Portanto, coaduno com a proposta de baixa do apontamento.

 

2.3 – Vigência irregular do Convênio n° 19.744/2008-0 após o prazo estipulado de 5 anos, nos termos da Cláusula 3.1 do referido instrumento

No relatório de instrução inicial, auditores do Tribunal impugnaram a suposta manutenção extemporânea do Convênio n° 19.744/2008-0, ao argumento de que sua vigência teria se estendido informalmente para além do prazo de validade estipulado até 26-12-2013 (fl. 434 – vol. II).

Na reanálise do ponto, a equipe técnica reconsiderou o apontamento, sustentando que houve a formalização tempestiva de novo convênio concomitantemente ao término da vigência do anterior (fls. 1088/1088-v – vol. III).
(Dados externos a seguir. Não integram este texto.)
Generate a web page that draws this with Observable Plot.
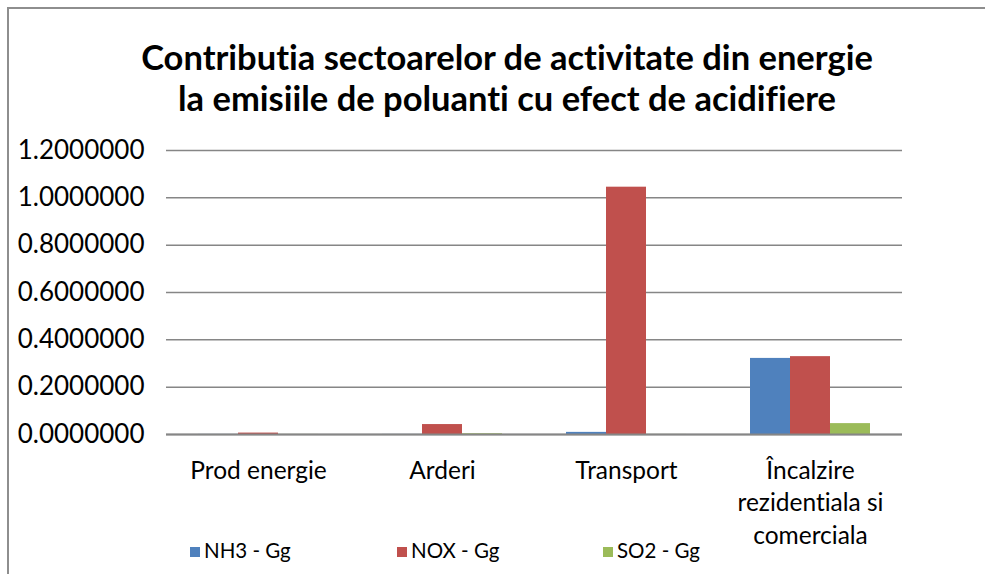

De fato, constata-se que o Convênio nº 2013/TN/004613, firmado em substituição ao de n° 19.744/2008-0, foi formalizado ainda em dezembro de 2013,[10] de modo que não subsistem razões para a manutenção do apontamento.

 

2.4 – Modelo de gestão dos registros de gravames e contratos de financiamento de veículos

A questão de fundo tratada nos autos girou em torno da forma pela qual o Departamento Estadual de Trânsito de Santa Catarina operacionalizava o registro de gravames e o registro dos contratos de financiamento de veículos no Estado.

Nos termos do item 2 do Parecer n° MPTC/38208/2015, sustentei a necessidade de avaliação quanto à pertinência na manutenção do modelo então vigente, basicamente em virtude de sua possível ineficiência quanto às taxas que estariam deixando de ser arrecadadas pelo DETRAN/SC (fls. 1095/1105 – vol. III).

Na oportunidade, consignei a inexistência de elementos processuais seguros capazes de evidenciar o atrelamento do Estado ao banco de dados oferecido por intermédio da FENASEG, ou, alternativamente, a possibilidade de que o CIASC desenvolvesse software próprio com aplicativos capazes de operacionalizar o sistema em âmbito estadual, implicando na arrecadação de recursos diretamente pelo Estado.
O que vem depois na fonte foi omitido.